POSTED ON JUNE 24, 2022    

The yield on the 10-year US Treasury bonds fell to 3.087%, its lowest level in two weeks, as US unemployment neared a 5-week high. Manufacturing and services activity in the US didn’t reach estimates, causing worries that the Federal Reserve’s (the Fed) tightening will limit growth.


When monetary policy is tightened, borrowing money becomes more expensive. While this can help slow inflation, it could also keep businesses from expanding, eventually affecting the economy’s growth.


US stocks gained, with the S&P 500 up 0.95% and the Nasdaq up 1.62%, on strong performance from tech and defensive shares. The decline in US yields also made stocks relatively more attractive.


Tech shares are those from companies that are involved in the technology industry, which has seen a lot of movement recently. These include the prominent FAANG (Facebook, Amazon, Apple, Netflix, Google) stocks.


Defensive shares are stocks of companies which tend to perform consistently even in times when the market is down. Such companies offer products and services which are in constant demand, including necessities such as utilities, food, and household items.

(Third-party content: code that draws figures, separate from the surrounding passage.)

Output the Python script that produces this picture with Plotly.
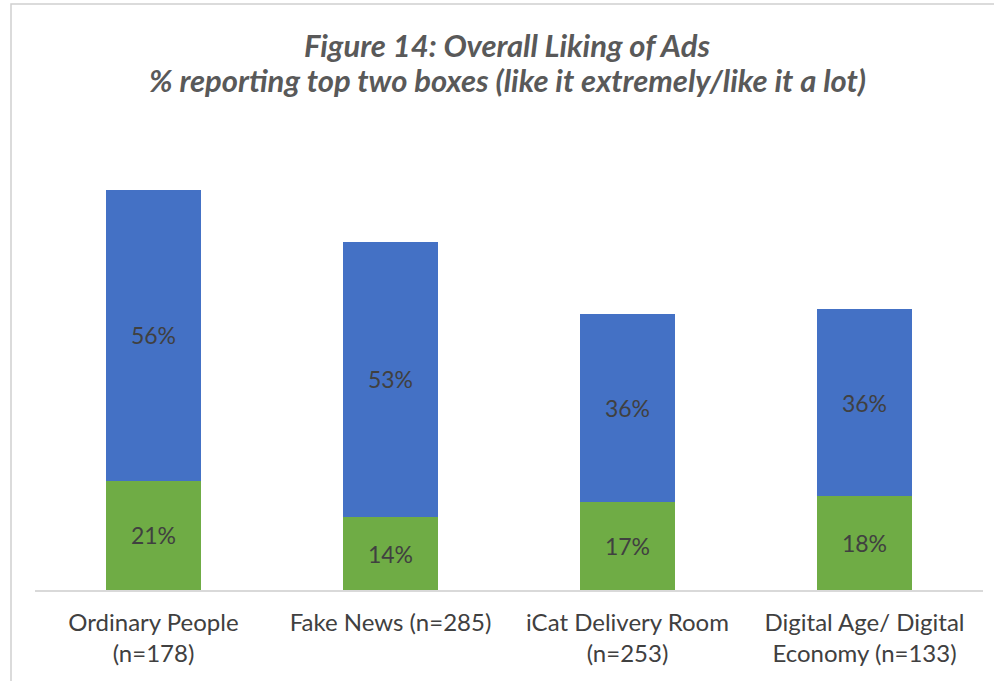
import plotly.graph_objects as go

# Survey results: share of respondents in the top two boxes, by ad
categories = [
    "Ordinary People<br>(n=178)",
    "Fake News (n=285)",
    "iCat Delivery Room<br>(n=253)",
    "Digital Age/ Digital<br>Economy (n=133)",
]
like_extremely = [21, 14, 17, 18]   # bottom segment (green)
like_a_lot = [56, 53, 36, 36]       # top segment (blue)

title_lines = [
    "Figure 14: Overall Liking of Ads",
    "% reporting top two boxes (like it extremely/like it a lot)",
]

FONT = "Lato, Open Sans, sans-serif"
label_font = dict(family=FONT, size=23, color="#404040")

fig = go.Figure()
fig.add_trace(go.Bar(
    x=categories, y=like_extremely,
    text=[f"{v}%" for v in like_extremely],
    textposition="inside", insidetextanchor="middle",
    textfont=label_font,
    marker=dict(color="#6FAC45", line=dict(width=0)),
    width=0.405, name="Like it extremely",
))
fig.add_trace(go.Bar(
    x=categories, y=like_a_lot,
    text=[f"{v}%" for v in like_a_lot],
    textposition="inside", insidetextanchor="middle",
    textfont=label_font,
    marker=dict(color="#4471C5", line=dict(width=0)),
    width=0.405, name="Like it a lot",
))

# Light frame around the chart
fig.add_shape(type="rect", xref="paper", yref="paper",
              x0=(11 - 35) / 948, x1=(1010 - 35) / 948,
              y0=(590 - 700) / 416, y1=(590 - 4) / 416,
              line=dict(color="#D0D0D0", width=1.5), fillcolor="rgba(0,0,0,0)",
              layer="below")

# Two-line title, placed as separate annotations for precise spacing
for line, ypix in zip(title_lines, [45, 80]):
    fig.add_annotation(
        text=f"<b><i>{line}</i></b>", showarrow=False,
        xref="paper", yref="paper", x=(507 - 35) / 948, y=(590 - ypix) / 416,
        xanchor="center", yanchor="middle",
        font=dict(family=FONT, size=31, color="#595959"),
    )

fig.update_layout(
    barmode="stack",
    width=994, height=681,
    margin=dict(l=35, r=11, t=174, b=91),
    paper_bgcolor="white", plot_bgcolor="white",
    showlegend=False,
    uniformtext=dict(mode=False),
    xaxis=dict(
        showline=True, linecolor="#D9D9D9", linewidth=1.5,
        ticks="", showgrid=False, ticklabelstandoff=10,
        tickfont=dict(family=FONT, size=24, color="#404040"),
    ),
    yaxis=dict(range=[0, 80], visible=False, showgrid=False),
)

fig.write_html("out.html")
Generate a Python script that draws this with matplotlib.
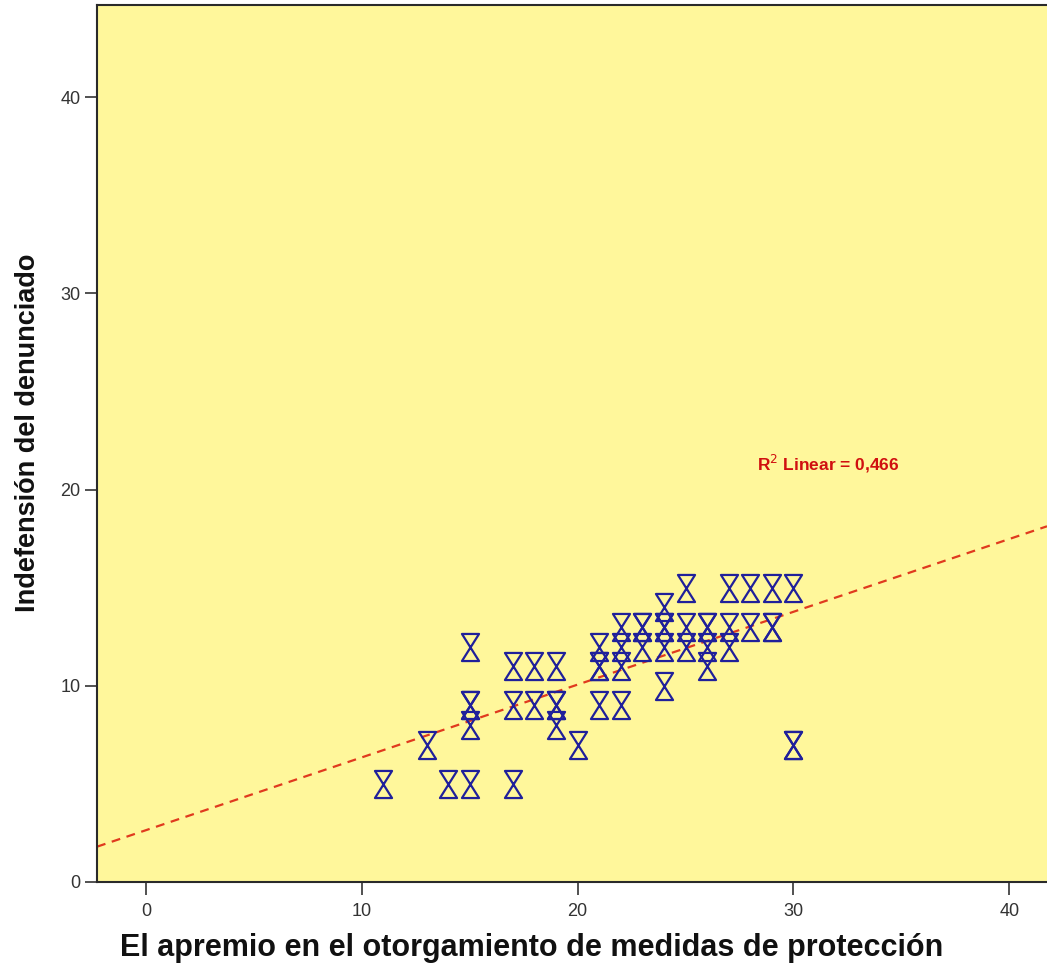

When yields are low, investors tend to put their money in stocks because they might earn more from them. The reverse happens when yields increase, for the same reason.


In the Philippines, the PSEi fell by 1.67% to 6,065 as the peso weakened ahead of the Bangko Sentral ng Pilipinas’ (BSP) decision to raise interest rates to 2.5% to slow down surging inflation. The BSP also revised its inflation forecasts to 5% from 4.6% for 2022, and 4.2% from 3.9% for 2023.


Inflation estimates are important for many people because of how much the prices of goods and services can affect the performance of an economy, which then impacts investments.


The National Government (NG) budget deficit narrowed by 26.72% year-on-year to P146.8 billion in May, as revenues grew by double digits and spending shrank because of the national elections.


A budget deficit is what happens when spending is higher than earning. If it lasts a long time, it can affect the economy’s growth and stability.